Anadarko Petroleum selling China subsidiary for $1.08billion

February 18, 2014 | Asia, Mergers, Acquisitions & JVs

Anadarko_logo (460 x 300)Hong Kong (Reuters) – Hong Kong-listed oil trader Brightoil Petroleum Holdings Ltd has agreed to buy Anadarko Petroleum Corp’s China unit for $1.08 billion in a major push into the upstream segment.

Brightoil, whose international oil trading and bunkering businesses have been hit hard by the global financial crisis, has been searching for upstream investment opportunities in China and overseas for several years.

The firm, which also owns oil tankers and storage facilities in China, posted a loss of HK$721 million ($92.97 million) for the financial year ended June 2013.

Shares of Brightoil surged as much as 21.6 percent when trading resumed on Tuesday afternoon. Trading in the stock was suspended last week pending an announcement of a substantial acquisition.

“The acquisition is an important step for the group” to turn itself into an integrated oil and gas company with both upstream producing business as well as oil trading, it said in a filing with the Hong Kong stock exchange.

Analysts say the deal does not look cheap based on the target’s production figures, but it is too early to tell whether Brightoil is paying a fair price due to a lack of reserve data.

“At the first glance, it does not look like a bargain to me,” said Simon Powell, head of Asia oil and gas research at CLSA in Hong Kong.

The two blocks in Bohai Bay that Brightoil is buying into have been in steady production and had daily gross oil production of 32,000 barrels in 2013, Brightoil said. Kerr-McGee China Petroleum Ltd, as the Anadarko unit is called, earned a net profit after tax of $80.1 million for fiscal year ended Dec. 31, 2013.

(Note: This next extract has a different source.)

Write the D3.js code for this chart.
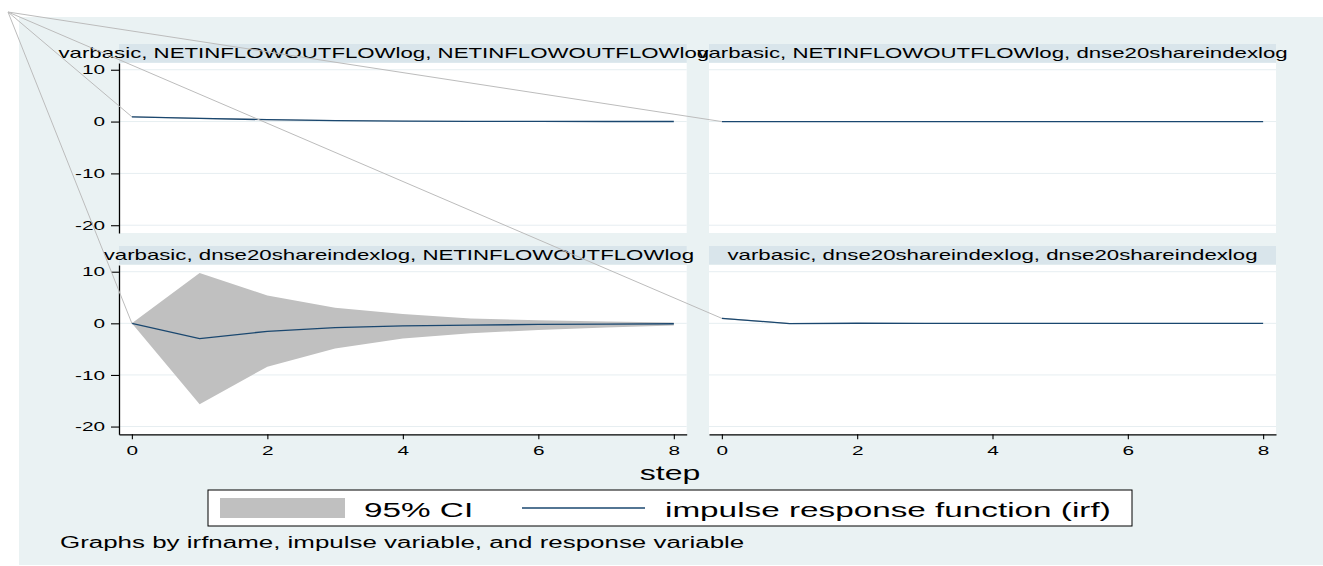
<!DOCTYPE html>
<html><head><meta charset="utf-8">
<script src="https://cdn.jsdelivr.net/npm/d3@7"></script>
<style>
body{margin:0;background:#fff;}
svg{display:block;}
text{font-family:"Liberation Sans",Arial,Helvetica,sans-serif;}
</style>
</head><body><svg id="c" width="1323" height="566"></svg>
<script>
// ---------------- data ----------------
const steps = [0, 1, 2, 3, 4, 5, 6, 7, 8];
const panelTitles = [
  "varbasic, NETINFLOWOUTFLOWlog, NETINFLOWOUTFLOWlog",
  "varbasic, NETINFLOWOUTFLOWlog, dnse20shareindexlog",
  "varbasic, dnse20shareindexlog, NETINFLOWOUTFLOWlog",
  "varbasic, dnse20shareindexlog, dnse20shareindexlog"
];
// impulse NETINFLOWOUTFLOWlog -> response NETINFLOWOUTFLOWlog
const irfNetNet = [0.92, 0.62, 0.36, 0.2, 0.1, 0.05, 0.03, 0.015, 0.01];
const loNetNet  = [0.82, 0.48, 0.24, 0.11, 0.04, 0.01, 0.0, -0.005, -0.005];
const hiNetNet  = [1.02, 0.76, 0.48, 0.29, 0.16, 0.09, 0.06, 0.035, 0.025];
// impulse NETINFLOWOUTFLOWlog -> response dnse20shareindexlog
const irfNetDnse = [0, 0, 0, 0, 0, 0, 0, 0, 0];
const loNetDnse  = [0, -0.04, -0.03, -0.02, -0.01, -0.01, 0, 0, 0];
const hiNetDnse  = [0, 0.04, 0.03, 0.02, 0.01, 0.01, 0, 0, 0];
// impulse dnse20shareindexlog -> response NETINFLOWOUTFLOWlog
const irfDnseNet = [0, -2.95, -1.55, -0.85, -0.5, -0.35, -0.22, -0.14, -0.08];
const loDnseNet  = [0, -15.7, -8.4, -4.9, -2.95, -1.9, -1.3, -0.8, -0.4];
const hiDnseNet  = [0, 9.75, 5.4, 3.0, 1.8, 0.95, 0.6, 0.35, 0.15];
// impulse dnse20shareindexlog -> response dnse20shareindexlog
const irfDnseDnse = [0.96, -0.05, 0.01, 0, 0, 0, 0, 0, 0];
const loDnseDnse  = [0.86, -0.15, -0.03, -0.01, 0, 0, 0, 0, 0];
const hiDnseDnse  = [1.06, 0.05, 0.04, 0.01, 0, 0, 0, 0, 0];

const yTicks = [-20, -10, 0, 10];
const xTicks = [0, 2, 4, 6, 8];
const legendLabels = ["95% CI", "impulse response function (irf)"];
const xAxisTitle = "step";
const noteText = "Graphs by irfname, impulse variable, and response variable";

// ---------------- layout / style ----------------
const SX = 1.6; // horizontal stretch of all text (picture is stretched)
const C = {
  bg: "#eaf2f3", strip: "#d9e5eb", grid: "#e6eef1",
  ci: "#c0c0c0", irf: "#1a476f", artifact: "#bcbcbc"
};
const cols = [[119, 686.7], [709, 1276]];
const rows = [
  {strip: [44, 62.7], plot: [63, 233]},
  {strip: [246, 264.5], plot: [265, 434.3]}
];
const titleDx = [-19, 0, -4, 0];
const xDomain = [-0.19, 8.19];
const yDomain = [-21.5, 11.3];
const artifactOrigin = [8, 12];

const panels = [
  {irf: irfNetNet, lo: loNetNet, hi: hiNetNet},
  {irf: irfNetDnse, lo: loNetDnse, hi: hiNetDnse},
  {irf: irfDnseNet, lo: loDnseNet, hi: hiDnseNet},
  {irf: irfDnseDnse, lo: loDnseDnse, hi: hiDnseDnse}
];

const svg = d3.select("#c");

function stext(parent, x, y, str, size, anchor) {
  return parent.append("text")
    .attr("transform", `translate(${x},${y}) scale(${SX},1)`)
    .attr("font-size", size)
    .attr("text-anchor", anchor || "start")
    .attr("fill", "#000")
    .text(str);
}

// graph region background
svg.append("rect").attr("x", 19).attr("y", 17).attr("width", 1304).attr("height", 548).attr("fill", C.bg);

const firstPoints = [];
const titleLayer = svg.append("g");

panels.forEach((p, i) => {
  const r = rows[Math.floor(i / 2)], c = cols[i % 2];
  const g = svg.append("g");
  const x = d3.scaleLinear().domain(xDomain).range(c);
  const y = d3.scaleLinear().domain(yDomain).range([r.plot[1], r.plot[0]]);

  // title strip
  g.append("rect").attr("x", c[0]).attr("y", r.strip[0])
    .attr("width", c[1] - c[0]).attr("height", r.strip[1] - r.strip[0]).attr("fill", C.strip);
  // plot region
  g.append("rect").attr("x", c[0]).attr("y", r.plot[0])
    .attr("width", c[1] - c[0]).attr("height", r.plot[1] - r.plot[0]).attr("fill", "#fff");
  // gridlines
  g.selectAll("line.grid").data(yTicks).join("line")
    .attr("x1", c[0]).attr("x2", c[1])
    .attr("y1", d => y(d)).attr("y2", d => y(d))
    .attr("stroke", C.grid).attr("stroke-width", 1);

  // CI band
  const area = d3.area().x((d, k) => x(steps[k])).y0((d, k) => y(p.lo[k])).y1((d, k) => y(p.hi[k]));
  g.append("path").datum(steps).attr("d", area).attr("fill", C.ci).attr("stroke", "none");
  // irf line
  const line = d3.line().x((d, k) => x(steps[k])).y((d, k) => y(p.irf[k]));
  g.append("path").datum(steps).attr("d", line).attr("fill", "none")
    .attr("stroke", C.irf).attr("stroke-width", 1.3);
  firstPoints.push([x(steps[0]), y(p.irf[0])]);

  // y axis (left column)
  if (i % 2 === 0) {
    const ya = g.append("g").attr("transform", `translate(${c[0]},0)`)
      .call(d3.axisLeft(y).tickValues(yTicks).tickFormat(d => String(d))
        .tickSize(8).tickPadding(6).tickSizeOuter(0));
    ya.select(".domain").attr("stroke", "#000").attr("stroke-width", 1.3);
    ya.selectAll(".tick line").attr("stroke", "#000").attr("stroke-width", 1.1);
    ya.selectAll(".tick text").attr("x", -14 / SX).attr("transform", `scale(${SX},1)`)
      .attr("font-size", 13).attr("fill", "#000");
  }
  // x axis (bottom row)
  if (Math.floor(i / 2) === 1) {
    const xa = g.append("g").attr("transform", `translate(0,${r.plot[1]})`)
      .call(d3.axisBottom(x).tickValues(xTicks).tickFormat(d => String(d))
        .tickSize(5).tickPadding(6.5).tickSizeOuter(0));
    xa.select(".domain").attr("stroke", "#000").attr("stroke-width", 1.3);
    xa.selectAll(".tick line").attr("stroke", "#000").attr("stroke-width", 1.1);
    xa.selectAll(".tick text").attr("transform", `scale(${SX},1)`)
      .attr("font-size", 13).attr("fill", "#000");
  }
  // title
  const baseline = r.strip[1] - 4.5;
  stext(titleLayer, (c[0] + c[1]) / 2 + titleDx[i], baseline, panelTitles[i], 13.9, "middle");
});
titleLayer.raise();

// stray connector lines (rendering artifact in the reference)
svg.append("g").selectAll("line").data(firstPoints).join("line")
  .attr("x1", artifactOrigin[0]).attr("y1", artifactOrigin[1])
  .attr("x2", d => d[0]).attr("y2", d => d[1])
  .attr("stroke", C.artifact).attr("stroke-width", 1);

// x axis title
stext(svg, 670, 480, xAxisTitle, 20, "middle");

// legend
const lg = svg.append("g");
lg.append("rect").attr("x", 208).attr("y", 490).attr("width", 924).attr("height", 36)
  .attr("fill", "#fff").attr("stroke", "#000").attr("stroke-width", 1);
lg.append("rect").attr("x", 220).attr("y", 498).attr("width", 125).attr("height", 20).attr("fill", C.ci);
stext(lg, 364, 517, legendLabels[0], 20.8, "start");
lg.append("line").attr("x1", 522).attr("x2", 645).attr("y1", 508).attr("y2", 508)
  .attr("stroke", C.irf).attr("stroke-width", 1.6);
stext(lg, 665, 517, legendLabels[1], 20.8, "start");

// note
stext(svg, 60, 548, noteText, 16.2, "start");
</script>
</body></html>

Reuters reported in November that Anadarko was considering the sale of its holdings in oil and gas projects in China as it eyes bringing its money back to the U.S. market. Many U.S. explorers have been divesting their non-essential overseas assets to raise funds to develop shale projects at home.

Brightoil, which currently owns interests in two small natural gas fields in northwestern China, did not specify how it plans to finance the acquisition of the oil and gas producing assets in Bohai Bay, a maturing oil province in northern China.

It said it has secured a $4 billion credit line from China Development Bank, the country’s largest policy-oriented bank, to support its business and development and potential acquisitions.

At of the end of June last year, Brightoil had a net borrowing of HK$3.9 billion, with a gearing ratio of 56.5 percent, according to its 2013 annual report.

Brightoil, which has a market value of $2.9 billion, is the third-largest marine fuel supplier by volume in Singapore, which is the largest bunkering port in the world.

Last year, the firm’s trading and bunkering business expanded into crude oil, diesel and petrochemicals, expanding on its shipping fuel trading roots.

BOCI Asia Ltd is advising Brightoil Petroleum, the company said.